The FTC is investigating Qualcomm, and Apple is suing them. Tim Cuplan, writing for Bloomberg, follows the money:
According to iSuppli, Apple's iPhone 7 has total component costs of $219.80 for the model with 32 gigabytes of storage. Assuming a licensing fee of 5 percent, Qualcomm receives $11 for every model Apple sells regardless of the fact that three of the most expensive items are the display (which Qualcomm doesn't make), the Apple-designed processor and the radio chips whose suppliers include Intel Corp., Broadcom Corp. and Skyworks Solutions Inc. If Apple were to increase the storage to 128 gigabytes, Qualcomm's revenue would increase accordingly despite the fact that it doesn't even make storage chips.
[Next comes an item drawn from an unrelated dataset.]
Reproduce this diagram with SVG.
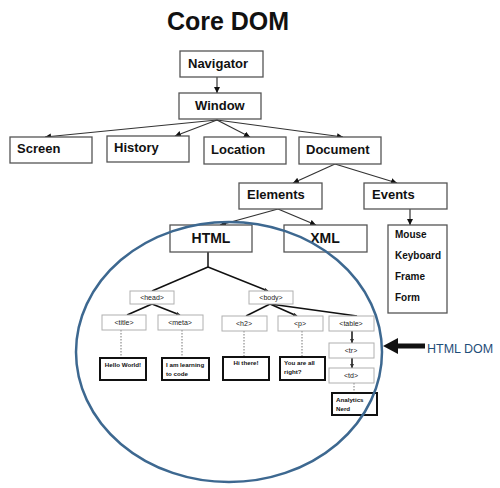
<svg xmlns="http://www.w3.org/2000/svg" width="500" height="488" viewBox="0 0 500 488">
<style>
.bx{fill:#fff;stroke:#555;stroke-width:1.3}
.tg{fill:#fff;stroke:#b0b0b0;stroke-width:1}
.ct{fill:#fff;stroke:#111;stroke-width:2}
.t{font-family:"Liberation Sans",Arial,sans-serif;font-weight:bold;fill:#111}
.b{font-size:13px}
.s{font-size:10px}
.x{font-size:7px;font-weight:normal;fill:#222}
.c{font-size:6.2px}
.ln{stroke:#333;stroke-width:1.2;fill:none}
.lk{stroke:#111;stroke-width:1.5;fill:none}
.dt{stroke:#777;stroke-width:1;stroke-dasharray:1.5 1.5;fill:none}
</style>
<defs>
<marker id="ah" viewBox="0 0 10 10" refX="10" refY="5" markerWidth="6" markerHeight="6" markerUnits="userSpaceOnUse" orient="auto"><path d="M0,0L10,5L0,10z" fill="#111"/></marker>
<marker id="as" viewBox="0 0 10 10" refX="10" refY="5" markerWidth="4" markerHeight="4" markerUnits="userSpaceOnUse" orient="auto"><path d="M0,0L10,5L0,10z" fill="#333"/></marker>
</defs>
<rect width="500" height="488" fill="#fff"/>
<text x="228" y="30" text-anchor="middle" font-family="'Liberation Sans',Arial,sans-serif" font-weight="bold" font-size="25" fill="#111">Core DOM</text>

<g id="connectors">
<line class="ln" x1="217" y1="77" x2="217" y2="93" marker-end="url(#ah)"/>
<line class="ln" x1="217" y1="120" x2="45" y2="137" marker-end="url(#ah)"/>
<line class="ln" x1="217" y1="120" x2="175" y2="136" marker-end="url(#ah)"/>
<line class="ln" x1="217" y1="120" x2="250" y2="137" marker-end="url(#ah)"/>
<line class="ln" x1="217" y1="120" x2="343" y2="137" marker-end="url(#ah)"/>
<line class="ln" x1="335" y1="164" x2="293" y2="183" marker-end="url(#ah)"/>
<line class="ln" x1="335" y1="164" x2="397" y2="183" marker-end="url(#ah)"/>
<line class="ln" x1="278" y1="209" x2="220" y2="225" marker-end="url(#ah)"/>
<line class="ln" x1="278" y1="209" x2="316" y2="225" marker-end="url(#ah)"/>
<line class="ln" x1="410" y1="209" x2="410" y2="225" marker-end="url(#ah)"/>
<line class="lk" x1="208" y1="252" x2="208" y2="267"/>
<line class="lk" x1="208" y1="267" x2="152" y2="291"/>
<line class="lk" x1="208" y1="267" x2="268" y2="291" marker-end="url(#as)"/>
<line class="lk" x1="152" y1="304" x2="127" y2="315"/>
<line class="lk" x1="152" y1="304" x2="180" y2="315" marker-end="url(#as)"/>
<line class="lk" x1="270" y1="304" x2="246" y2="316"/>
<line class="lk" x1="270" y1="304" x2="297" y2="316" marker-end="url(#as)"/>
<line class="lk" x1="270" y1="304" x2="357" y2="316"/>
<line class="lk" x1="352" y1="331" x2="352" y2="343" marker-end="url(#as)"/>
<line class="lk" x1="352" y1="358" x2="352" y2="368" marker-end="url(#as)"/>
<line class="dt" x1="121" y1="330" x2="121" y2="358"/>
<line class="dt" x1="182" y1="330" x2="182" y2="358"/>
<line class="dt" x1="244" y1="331" x2="244" y2="357"/>
<line class="dt" x1="302" y1="331" x2="302" y2="357"/>
<line class="dt" x1="354" y1="383" x2="354" y2="393"/>
</g>

<g id="navigator"><rect class="bx" x="180" y="51" width="83" height="26"/><text class="t b" x="188" y="68">Navigator</text></g>
<g id="window"><rect class="bx" x="179" y="93" width="82" height="26"/><text class="t b" x="195" y="110">Window</text></g>
<g id="screen"><rect class="bx" x="10" y="137" width="82" height="26"/><text class="t b" x="17" y="153">Screen</text></g>
<g id="history"><rect class="bx" x="107" y="136" width="82" height="26"/><text class="t b" x="114" y="152">History</text></g>
<g id="location"><rect class="bx" x="204" y="137" width="82" height="27"/><text class="t b" x="211" y="154">Location</text></g>
<g id="document"><rect class="bx" x="299" y="137" width="82" height="27"/><text class="t b" x="306" y="154">Document</text></g>
<g id="elements"><rect class="bx" x="239" y="183" width="83" height="26"/><text class="t b" x="247" y="199">Elements</text></g>
<g id="events"><rect class="bx" x="364" y="183" width="83" height="26"/><text class="t b" x="372" y="199">Events</text></g>
<g id="events-list"><rect class="bx" x="388" y="225" width="59" height="88"/>
<text class="t s" x="395" y="238">Mouse</text><text class="t s" x="395" y="259">Keyboard</text><text class="t s" x="395" y="280">Frame</text><text class="t s" x="395" y="301">Form</text></g>
<g id="html"><rect class="bx" x="170" y="225" width="82" height="27"/><text class="t" font-size="14" x="211" y="243" text-anchor="middle">HTML</text></g>
<g id="xml"><rect class="bx" x="284" y="225" width="83" height="27"/><text class="t" font-size="14" x="325" y="243" text-anchor="middle">XML</text></g>

<g id="head"><rect class="tg" x="130" y="291" width="44" height="13"/><text class="t x" x="152" y="300" text-anchor="middle">&lt;head&gt;</text></g>
<g id="body"><rect class="tg" x="249" y="291" width="44" height="13"/><text class="t x" x="271" y="300" text-anchor="middle">&lt;body&gt;</text></g>
<g id="title"><rect class="tg" x="102" y="315" width="44" height="15"/><text class="t x" x="124" y="325" text-anchor="middle">&lt;title&gt;</text></g>
<g id="meta"><rect class="tg" x="158" y="315" width="45" height="15"/><text class="t x" x="180" y="325" text-anchor="middle">&lt;meta&gt;</text></g>
<g id="h2"><rect class="tg" x="222" y="316" width="45" height="15"/><text class="t x" x="244" y="326" text-anchor="middle">&lt;h2&gt;</text></g>
<g id="p"><rect class="tg" x="278" y="316" width="45" height="15"/><text class="t x" x="300" y="326" text-anchor="middle">&lt;p&gt;</text></g>
<g id="table"><rect class="tg" x="329" y="316" width="45" height="15"/><text class="t x" x="351" y="326" text-anchor="middle">&lt;table&gt;</text></g>
<g id="tr"><rect class="tg" x="329" y="343" width="45" height="15"/><text class="t x" x="351" y="353" text-anchor="middle">&lt;tr&gt;</text></g>
<g id="td"><rect class="tg" x="329" y="368" width="45" height="15"/><text class="t x" x="351" y="378" text-anchor="middle">&lt;td&gt;</text></g>

<g id="hello"><rect class="ct" x="100" y="358" width="46" height="22"/><text class="t c" x="123" y="367" text-anchor="middle">Hello World!</text></g>
<g id="learning"><rect class="ct" x="162" y="358" width="47" height="22"/><text class="t c" x="166" y="367">I am learning</text><text class="t c" x="166" y="376">to code</text></g>
<g id="hithere"><rect class="ct" x="223" y="357" width="46" height="23"/><text class="t c" x="246" y="365" text-anchor="middle">Hi there!</text></g>
<g id="allright"><rect class="ct" x="280" y="357" width="45" height="23"/><text class="t c" x="284" y="365">You are all</text><text class="t c" x="284" y="374">right?</text></g>
<g id="analytics"><rect class="ct" x="332" y="393" width="45" height="22"/><text class="t c" x="336" y="402">Analytics</text><text class="t c" x="336" y="411">Nerd</text></g>

<ellipse cx="229" cy="352" rx="153" ry="130" fill="none" stroke="#3d6890" stroke-width="2.5"/>

<g id="html-dom-label">
<path d="M383,346L398,338L398,343.5L425,343.5L425,348.5L398,348.5L398,354z" fill="#111"/>
<text x="427" y="353" font-family="'Liberation Sans',Arial,sans-serif" font-size="12.5" fill="#1f4e79">HTML DOM</text>
</g>
</svg>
Increase the display size (and thus the cost), Qualcomm collects. A better camera: You guessed it, more money to Qualcomm.
I heard similar a few years ago. Basically that you (Apple) pay, and pay a lot, regardless of whether or not you need the technology. For example, CDMA outside Verizon or Sprint. If you ever wondered why there was a $130 surcharge for iPads with cellular radios, that's the primary reason. Think about what that would translate into for a $3,000 MacBook Pro... and maybe why we don't have that MacBook Pro.
Either way, there are issues of standards-based FRAND technology patents, reasonableness, abusive practices, and the future of wireless to contend with here. Qualcomm — and CDMA — have arguably been holding us back for years.
Depending on how the FTC investigation and lawsuits turn out, that could finally be over.